Seneca completes successful first close for venture capital trust
Seneca Partners, the specialist SME finance business, has completed a successful first close for its recently launched VCT (venture capital trust) offering, Seneca Growth Capital VCT, amid high demand from investors.
The VCT offering was launched in May and having already reached its initial fundraise target, the first £3.1m allotment of shares took place on August 23, 2018.
On the same day the VCT’s name was changed to Seneca Growth Capital VCT and Seneca was appointed as investment manager.
Haydock-based Seneca has the capacity to raise, in this offer, up to £20m in this tax year.
But its ambition is to take the VCT to more than £50m.
The Seneca Growth Capital VCT aims to provide investors with both income and capital returns by investing in a diverse portfolio of both unquoted and AIM/NEX quoted UK companies.
The VCT is targeting companies with attractive growth potential and strong leadership teams seeking an injection of growth capital to support their continued development.

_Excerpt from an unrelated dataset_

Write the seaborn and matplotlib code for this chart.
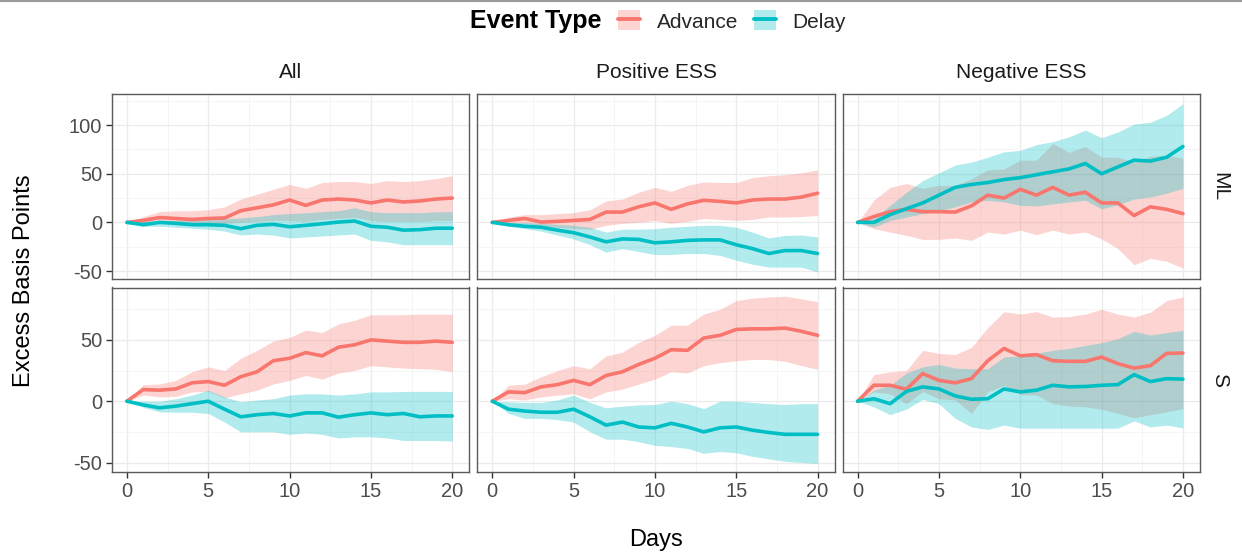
import matplotlib
matplotlib.use("Agg")
import numpy as np
import pandas as pd
import seaborn as sns
import matplotlib.pyplot as plt
from matplotlib.patches import Patch
from matplotlib.lines import Line2D
from matplotlib.legend_handler import HandlerTuple
from matplotlib.ticker import MultipleLocator

sns.set_theme(style="white")
plt.rcParams["font.family"] = ["Liberation Sans", "DejaVu Sans"]
plt.rcParams["axes.unicode_minus"] = False

# ---------------- data ----------------
days = list(range(21))
columns = ["All", "Positive ESS", "Negative ESS"]
rows = ["ML", "S"]
event_types = ["Advance", "Delay"]
colors = {"Advance": "#F8766D", "Delay": "#00BFC4"}

# All / ML
all_ml_adv = [0, 2, 5, 4, 3, 4, 4.5, 12, 15, 18, 23, 17.5, 23, 24, 23, 20, 23, 21, 22, 24, 25]
all_ml_adv_hi = [0, 6, 11, 12, 12, 13, 16, 24, 29, 34, 39, 35, 41, 42, 42, 40, 43, 42, 43, 45, 48]
all_ml_adv_lo = [0, -1, 0, -1, -2, -2, -1, 0, 1, 2, 2, 1, 3, 4, 5, 2, 1, 1, 1, 2, 2]
all_ml_del = [0, -2.4, 0, -1, -2.4, -2.4, -3, -6.5, -3, -2, -4.5, -3, -1.4, 0.3, 1.4, -4, -5, -8, -7.5, -6, -6]
all_ml_del_hi = [0, 1, 2, 2, 3, 4, 4, 4.5, 6, 8, 9, 10, 11, 12, 15, 11, 10, 10, 10, 11, 11]
all_ml_del_lo = [0, -4, -4, -5, -6, -7, -9, -13, -12, -13, -16, -15, -14, -13, -12, -18.5, -20, -23, -23, -23, -23]

# Positive ESS / ML
pos_ml_adv = [0, 2, 4, 0.3, 1, 2, 3, 10.6, 10.6, 16, 20, 13.4, 19, 22.7, 21.6, 20, 23, 24, 24, 26, 30]
pos_ml_adv_hi = [0, 5.5, 8, 8, 9, 10, 13, 22, 24, 31, 36, 32, 38, 41.6, 41, 41, 46, 48, 49, 51, 54]
pos_ml_adv_lo = [0, -1, -1, -4, -5, -6.5, -7, -3, -1, 0, 2, -1, 1, 4, 3, 2, 3, 5.5, 5.5, 6, 7]
pos_ml_del = [0, -2.4, -4, -5, -8, -10.6, -15, -20, -17, -17.5, -21, -20, -18.5, -18, -18, -23, -27, -32, -29, -29, -32]
pos_ml_del_hi = [0, 0, 0, -1, -2, -3, -5, -10, -7, -7, -6.5, -5, -4, -3, -3, -5, -10, -16, -13.4, -13, -15]
pos_ml_del_lo = [0, -4, -6.5, -9, -13, -17, -23, -30.6, -27, -30, -33, -33, -32, -32, -34, -39, -43, -46, -46, -46, -51]

# Negative ESS / ML
neg_ml_adv = [0, 6, 11, 13.4, 11, 11, 10.6, 17, 28, 25, 34, 28, 36, 28, 31, 20, 20, 7, 16, 13.4, 9]
neg_ml_adv_hi = [0, 23, 36, 40, 35, 38, 38, 45, 54, 55, 64, 64, 81, 72, 78, 67, 67, 62, 68, 69, 66]
neg_ml_adv_lo = [0, -6.5, -10, -13.4, -17.5, -17.5, -16, -18.5, -10, -12, -8, -12.7, -8, -12, -10, -17, -27, -43.6, -37, -40, -47]
neg_ml_del = [0, 0, 8, 14, 20, 28, 36, 39, 41, 44, 46, 49, 52, 55, 60.5, 50, 57, 64, 63, 67, 78]
neg_ml_del_hi = [0, 4, 17.5, 31, 43, 51, 59, 62, 67, 72.5, 74, 80, 83, 88, 95, 87, 93, 101, 103, 110, 122]
neg_ml_del_lo = [0, -5, 2, 5.5, 9, 12, 16, 21, 22.7, 21, 17.5, 17, 19, 21, 22.7, 14, 18, 24, 26, 30, 35]

# All / S
all_s_adv = [0, 9.5, 9, 10, 15, 16, 13, 20, 24, 33, 35, 39.6, 37, 44, 46, 50, 49, 48, 48, 49, 48]
all_s_adv_hi = [0, 13.5, 14, 17, 24, 28, 25, 35, 41.5, 49, 52, 58, 56, 63, 66, 70.5, 70.5, 70.5, 71, 71, 71]
all_s_adv_lo = [0, 5, 3.5, 4, 7.6, 8, 2.7, 6, 9, 14, 17, 21, 18, 23, 25, 29, 28, 27, 26.5, 26, 24]
all_s_del = [0, -3, -5.4, -4, -2, 0, -6.5, -12.7, -11, -10, -12, -9.5, -9.5, -13, -11, -9.5, -11, -10, -12.7, -12, -12]
all_s_del_hi = [0, 0, 0, 2, 5, 9, 3.5, -0.5, 1, 2, 5, 6, 6, 5, 6, 7.6, 7.6, 8, 8, 8, 8]
all_s_del_lo = [0, -5, -8.7, -9, -9, -10, -17, -25, -25, -25, -27, -26, -27, -30, -29, -29, -30, -32, -32, -32, -32.5]

# Positive ESS / S
pos_s_adv = [0, 7.6, 7, 11.7, 13.5, 17, 13.5, 21, 24, 30, 35, 42, 41.5, 51.5, 53.7, 58.5, 59, 59, 59.6, 57, 53.7]
pos_s_adv_hi = [0, 13, 14, 20, 25, 29, 26.5, 37, 40, 48, 53.7, 62, 62, 71, 75, 82, 84, 85, 85.6, 83.5, 81]
pos_s_adv_lo = [0, 2, 1, 3.5, 5, 6, 2, 7.6, 9.8, 14, 18, 24, 23, 29, 31.4, 33, 34, 34, 32.5, 29, 26]
pos_s_del = [0, -6.5, -8, -9, -9, -6.5, -12.7, -19.5, -17, -21, -21.7, -18, -21, -25, -21.7, -21, -23.6, -25.5, -27, -27, -27]
pos_s_del_hi = [0, -0.5, -1, -1, 1, 5, -1, -5.4, -4, -3, -2.7, 0, -2, -6, 0, 0, -1, -2, -2.7, -2, -2]
pos_s_del_lo = [0, -10, -14, -14, -15, -17, -25, -31, -31, -33, -36, -37, -38.5, -42.5, -41, -42, -45, -47, -49, -50, -50.7]

# Negative ESS / S
neg_s_adv = [0, 13, 13, 9.8, 22.5, 17, 15, 18.4, 33, 43, 37, 38, 33, 32.5, 32.5, 36, 30.6, 27, 29, 39, 39.3]
neg_s_adv_hi = [0, 21.7, 24, 25, 41.5, 39, 38, 44, 60, 73, 71, 73, 68.6, 69, 71, 75, 71, 68.6, 72.6, 82, 85]
neg_s_adv_lo = [0, 7.6, 6, -2, 8, 2, 1, -10, 7.6, 13, 5.4, 5, -2, -4, -4.6, -6.5, -10, -13.5, -11, -8.7, -6]
neg_s_del = [0, 2, -2, 8, 11.7, 10, 4.3, 1.6, 2, 10, 7.6, 9, 13, 11.7, 12, 13, 13.5, 21.7, 16, 18.4, 18]
neg_s_del_hi = [0, 9, 13, 23, 28, 30, 27, 26.5, 26.5, 36, 37, 39, 41.5, 43, 45.5, 47.7, 51, 57, 54, 56, 57.7]
neg_s_del_lo = [0, -4.6, -11, -6.5, 1.6, -2, -14, -21, -23, -19.5, -22, -22, -22, -22, -22, -22, -22, -16, -21, -19.5, -21.7]

panels = {
    ("ML", "All"): (all_ml_adv, all_ml_adv_lo, all_ml_adv_hi, all_ml_del, all_ml_del_lo, all_ml_del_hi),
    ("ML", "Positive ESS"): (pos_ml_adv, pos_ml_adv_lo, pos_ml_adv_hi, pos_ml_del, pos_ml_del_lo, pos_ml_del_hi),
    ("ML", "Negative ESS"): (neg_ml_adv, neg_ml_adv_lo, neg_ml_adv_hi, neg_ml_del, neg_ml_del_lo, neg_ml_del_hi),
    ("S", "All"): (all_s_adv, all_s_adv_lo, all_s_adv_hi, all_s_del, all_s_del_lo, all_s_del_hi),
    ("S", "Positive ESS"): (pos_s_adv, pos_s_adv_lo, pos_s_adv_hi, pos_s_del, pos_s_del_lo, pos_s_del_hi),
    ("S", "Negative ESS"): (neg_s_adv, neg_s_adv_lo, neg_s_adv_hi, neg_s_del, neg_s_del_lo, neg_s_del_hi),
}

# ---------------- figure ----------------
W, H = 1242, 555
fig, axes = plt.subplots(2, 3, figsize=(W / 100, H / 100), dpi=100, sharex=True, sharey="row")
fig.patch.set_facecolor("white")
fig.subplots_adjust(left=112 / W, right=1200 / W, top=1 - 94 / H, bottom=1 - 472 / H,
                    wspace=8 / 357.3, hspace=9 / 184.5)

ylims = {"ML": (-57.7, 132), "S": (-57.7, 92.7)}

for i, r in enumerate(rows):
    for j, c in enumerate(columns):
        ax = axes[i, j]
        adv, adv_lo, adv_hi, dl, dl_lo, dl_hi = panels[(r, c)]
        ax.fill_between(days, adv_lo, adv_hi, color=colors["Advance"], alpha=0.3, lw=0, zorder=2)
        ax.fill_between(days, dl_lo, dl_hi, color=colors["Delay"], alpha=0.3, lw=0, zorder=2)
        df = pd.DataFrame({
            "Days": days * 2,
            "value": list(adv) + list(dl),
            "Event Type": ["Advance"] * len(days) + ["Delay"] * len(days),
        })
        sns.lineplot(data=df, x="Days", y="value", hue="Event Type", palette=colors,
                     hue_order=event_types, linewidth=2.6, legend=False, ax=ax,
                     errorbar=None, zorder=3)
        ax.set_xlabel("")
        ax.set_ylabel("")
        ax.set_xlim(-0.92, 21.05)
        ax.set_ylim(*ylims[r])
        ax.xaxis.set_major_locator(MultipleLocator(5))
        ax.xaxis.set_minor_locator(MultipleLocator(2.5))
        ax.yaxis.set_major_locator(MultipleLocator(50))
        ax.yaxis.set_minor_locator(MultipleLocator(25))
        ax.set_axisbelow(True)
        ax.grid(which="major", color="#EBEBEB", lw=0.9)
        ax.grid(which="minor", color="#F4F4F4", lw=0.6)
        ax.tick_params(which="minor", length=0)
        ax.tick_params(which="major", length=4, width=1, color="#333333",
                       labelsize=14.5, labelcolor="#4D4D4D", pad=3)
        ax.tick_params(bottom=(i == 1), left=(j == 0))
        for s in ax.spines.values():
            s.set_color("#5a5a5a")
            s.set_linewidth(1.0)
            s.set_visible(True)

# strip labels
for j, c in enumerate(columns):
    bb = axes[0, j].get_position()
    fig.text((bb.x0 + bb.x1) / 2, 1 - 73 / H, c, ha="center", va="center", fontsize=15, color="#1A1A1A")
for i, r in enumerate(rows):
    bb = axes[i, 2].get_position()
    fig.text(1220 / W, (bb.y0 + bb.y1) / 2, r, ha="center", va="center", rotation=-90,
             fontsize=15, color="#1A1A1A")

# axis titles
fig.text(24 / W, 1 - 281 / H, "Excess Basis Points", rotation=90, ha="center", va="center",
         fontsize=17, color="black")
fig.text(656 / W, 1 - 540 / H, "Days", ha="center", va="center", fontsize=17, color="black")

# legend
fig.text(470 / W, 1 - 21 / H, "Event Type", ha="left", va="center", fontsize=18,
         fontweight="bold", color="black")
handles = [(Patch(facecolor=colors[e], alpha=0.3, edgecolor="none"),
            Line2D([], [], color=colors[e], lw=2.8)) for e in event_types]
fig.legend(handles, event_types, loc="center left", bbox_to_anchor=(618 / W, 1 - 21 / H),
           ncol=2, frameon=False, fontsize=15, handlelength=1.05, handleheight=1.1,
           handletextpad=0.8, columnspacing=0.77, borderaxespad=0, borderpad=0,
           handler_map={tuple: HandlerTuple(ndivide=1, pad=0)})

# thin gray rule at the very top
fig.add_artist(Line2D([0, 1], [1 - 1 / H, 1 - 1 / H], color="#9a9a9a", lw=1.5,
                      transform=fig.transFigure))

fig.savefig("out.png", dpi=100, facecolor="white")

Given the increasing demand for tax advantaged investment opportunities, Seneca expects its VCT and EIS funds under management to increase substantially during the remainder of the current tax year.
John Davies, investment director of Seneca Partners, said: “Seneca is already an active growth capital investor through the EIS funds that we manage, which exceed £50m.
“Adding the VCT to our offering is very exciting and further expands Seneca’s range of tax advantaged investment opportunities.
“Following the first allotment of shares for the Seneca Growth Capital VCT we now have more than £10m of EIS and VCT growth capital to invest over the next six months, with a number of very exciting businesses currently in due diligence.”
He added: “Our expertise in growth capital investing makes the Seneca Growth Capital VCT an obvious solution for investors seeking to invest in this space – our capabilities have been extended to offer an attractive tax-efficient diversified investment product, while increasing our investment flexibility and fire-power to support SMEs.”